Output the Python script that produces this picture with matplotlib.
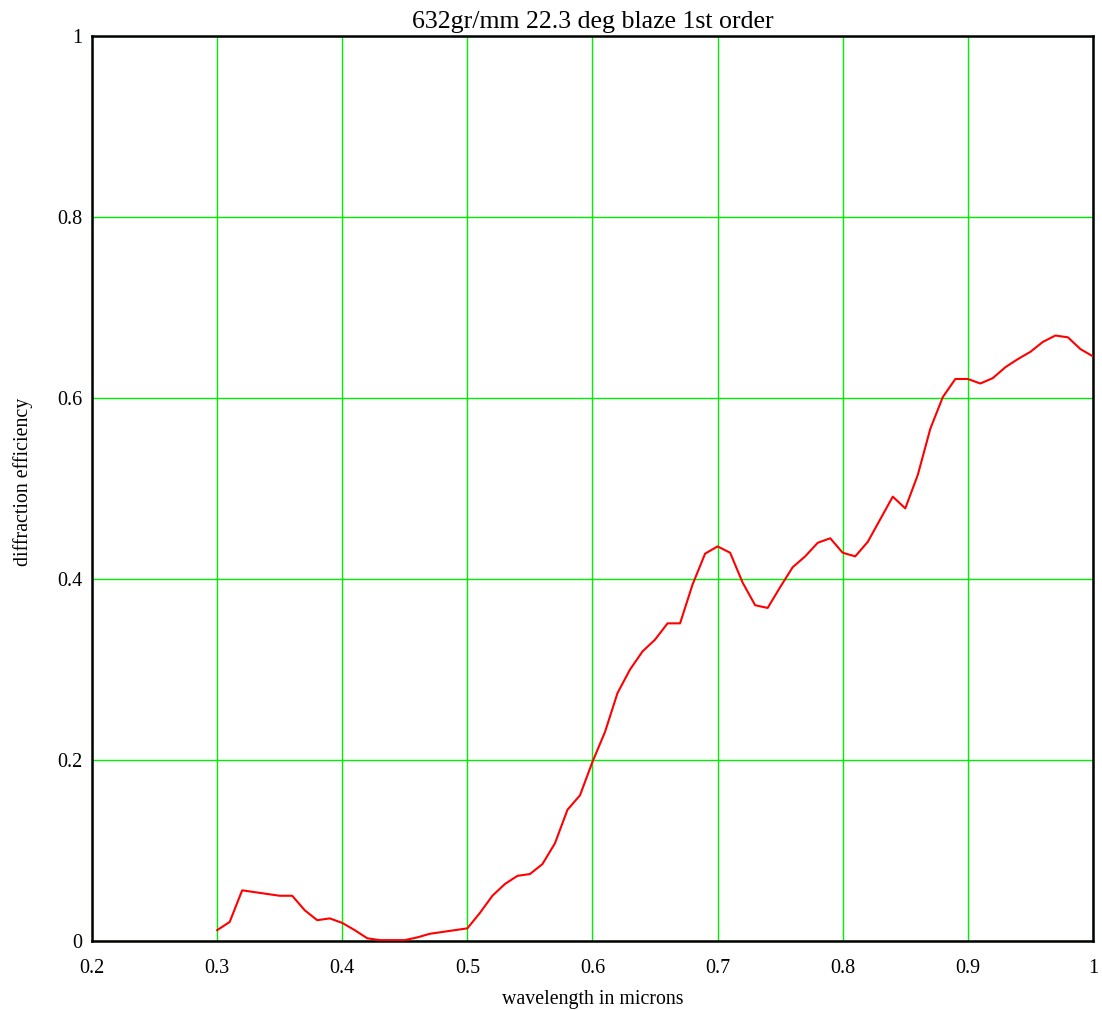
import matplotlib
matplotlib.use("Agg")
import matplotlib.pyplot as plt

# Measured first-order diffraction efficiency, 632 gr/mm grating
wavelength = [0.30, 0.31, 0.32, 0.33, 0.34, 0.35, 0.36, 0.37, 0.38, 0.39,
              0.40, 0.41, 0.42, 0.43, 0.44, 0.45, 0.46, 0.47, 0.48, 0.49,
              0.50, 0.51, 0.52, 0.53, 0.54, 0.55, 0.56, 0.57, 0.58, 0.59,
              0.60, 0.61, 0.62, 0.63, 0.64, 0.65, 0.66, 0.67, 0.68, 0.69,
              0.70, 0.71, 0.72, 0.73, 0.74, 0.75, 0.76, 0.77, 0.78, 0.79,
              0.80, 0.81, 0.82, 0.83, 0.84, 0.85, 0.86, 0.87, 0.88, 0.89,
              0.90, 0.91, 0.92, 0.93, 0.94, 0.95, 0.96, 0.97, 0.98, 0.99,
              1.00]
efficiency = [0.012, 0.021, 0.056, 0.054, 0.052, 0.050, 0.050, 0.034, 0.023, 0.025,
              0.020, 0.012, 0.003, 0.001, 0.001, 0.001, 0.004, 0.008, 0.010, 0.012,
              0.014, 0.031, 0.050, 0.063, 0.072, 0.074, 0.085, 0.108, 0.145, 0.161,
              0.198, 0.231, 0.274, 0.300, 0.320, 0.333, 0.351, 0.351, 0.394, 0.428,
              0.436, 0.429, 0.396, 0.371, 0.368, 0.391, 0.413, 0.425, 0.440, 0.445,
              0.429, 0.425, 0.441, 0.466, 0.491, 0.478, 0.515, 0.566, 0.601, 0.621,
              0.621, 0.616, 0.622, 0.634, 0.643, 0.651, 0.662, 0.669, 0.667, 0.654,
              0.646]

x_ticks = [0.2, 0.3, 0.4, 0.5, 0.6, 0.7, 0.8, 0.9, 1.0]
x_labels = ["0.2", "0.3", "0.4", "0.5", "0.6", "0.7", "0.8", "0.9", "1"]
y_ticks = [0.0, 0.2, 0.4, 0.6, 0.8, 1.0]
y_labels = ["0", "0.2", "0.4", "0.6", "0.8", "1"]

plt.rcParams["font.family"] = ["Liberation Serif", "DejaVu Serif"]

fig = plt.figure(figsize=(11.02, 10.10), dpi=100)
ax = fig.add_axes([0.0835, 0.0683, 0.9083, 0.8961])

ax.plot(wavelength, efficiency, color="#ff0000", linewidth=1.5, zorder=3)

ax.set_xlim(0.2, 1.0)
ax.set_ylim(0.0, 1.0)
ax.set_xticks(x_ticks)
ax.set_xticklabels(x_labels)
ax.set_yticks(y_ticks)
ax.set_yticklabels(y_labels)
ax.tick_params(length=0, labelsize=14.5)
ax.tick_params(axis="x", pad=13)
ax.tick_params(axis="y", pad=7)

ax.grid(True, color="#00ee00", linewidth=1.0, zorder=1)
ax.set_axisbelow(True)
for side in ax.spines.values():
    side.set_linewidth(1.8)
    side.set_color("black")

ax.set_title("632gr/mm 22.3 deg blaze 1st order", fontsize=18.6, pad=6)
ax.set_xlabel("wavelength in microns", fontsize=14.3, labelpad=8.5)
ax.set_ylabel("diffraction efficiency", fontsize=14.3)
ax.yaxis.set_label_coords(-0.059, 0.507)

fig.savefig("out.png", dpi=100)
- - - -
Set exercise ::
Pictures are to be left out; repeat all the remaining data exactly.

Worked solution ::
Output the Python script that produces this picture with matplotlib.
import matplotlib
matplotlib.use("Agg")
import matplotlib.pyplot as plt

# Measured first-order diffraction efficiency, 632 gr/mm grating
wavelength = [0.30, 0.31, 0.32, 0.33, 0.34, 0.35, 0.36, 0.37, 0.38, 0.39,
              0.40, 0.41, 0.42, 0.43, 0.44, 0.45, 0.46, 0.47, 0.48, 0.49,
              0.50, 0.51, 0.52, 0.53, 0.54, 0.55, 0.56, 0.57, 0.58, 0.59,
              0.60, 0.61, 0.62, 0.63, 0.64, 0.65, 0.66, 0.67, 0.68, 0.69,
              0.70, 0.71, 0.72, 0.73, 0.74, 0.75, 0.76, 0.77, 0.78, 0.79,
              0.80, 0.81, 0.82, 0.83, 0.84, 0.85, 0.86, 0.87, 0.88, 0.89,
              0.90, 0.91, 0.92, 0.93, 0.94, 0.95, 0.96, 0.97, 0.98, 0.99,
              1.00]
efficiency = [0.012, 0.021, 0.056, 0.054, 0.052, 0.050, 0.050, 0.034, 0.023, 0.025,
              0.020, 0.012, 0.003, 0.001, 0.001, 0.001, 0.004, 0.008, 0.010, 0.012,
              0.014, 0.031, 0.050, 0.063, 0.072, 0.074, 0.085, 0.108, 0.145, 0.161,
              0.198, 0.231, 0.274, 0.300, 0.320, 0.333, 0.351, 0.351, 0.394, 0.428,
              0.436, 0.429, 0.396, 0.371, 0.368, 0.391, 0.413, 0.425, 0.440, 0.445,
              0.429, 0.425, 0.441, 0.466, 0.491, 0.478, 0.515, 0.566, 0.601, 0.621,
              0.621, 0.616, 0.622, 0.634, 0.643, 0.651, 0.662, 0.669, 0.667, 0.654,
              0.646]

x_ticks = [0.2, 0.3, 0.4, 0.5, 0.6, 0.7, 0.8, 0.9, 1.0]
x_labels = ["0.2", "0.3", "0.4", "0.5", "0.6", "0.7", "0.8", "0.9", "1"]
y_ticks = [0.0, 0.2, 0.4, 0.6, 0.8, 1.0]
y_labels = ["0", "0.2", "0.4", "0.6", "0.8", "1"]

plt.rcParams["font.family"] = ["Liberation Serif", "DejaVu Serif"]

fig = plt.figure(figsize=(11.02, 10.10), dpi=100)
ax = fig.add_axes([0.0835, 0.0683, 0.9083, 0.8961])

ax.plot(wavelength, efficiency, color="#ff0000", linewidth=1.5, zorder=3)

ax.set_xlim(0.2, 1.0)
ax.set_ylim(0.0, 1.0)
ax.set_xticks(x_ticks)
ax.set_xticklabels(x_labels)
ax.set_yticks(y_ticks)
ax.set_yticklabels(y_labels)
ax.tick_params(length=0, labelsize=14.5)
ax.tick_params(axis="x", pad=13)
ax.tick_params(axis="y", pad=7)

ax.grid(True, color="#00ee00", linewidth=1.0, zorder=1)
ax.set_axisbelow(True)
for side in ax.spines.values():
    side.set_linewidth(1.8)
    side.set_color("black")

ax.set_title("632gr/mm 22.3 deg blaze 1st order", fontsize=18.6, pad=6)
ax.set_xlabel("wavelength in microns", fontsize=14.3, labelpad=8.5)
ax.set_ylabel("diffraction efficiency", fontsize=14.3)
ax.yaxis.set_label_coords(-0.059, 0.507)

fig.savefig("out.png", dpi=100)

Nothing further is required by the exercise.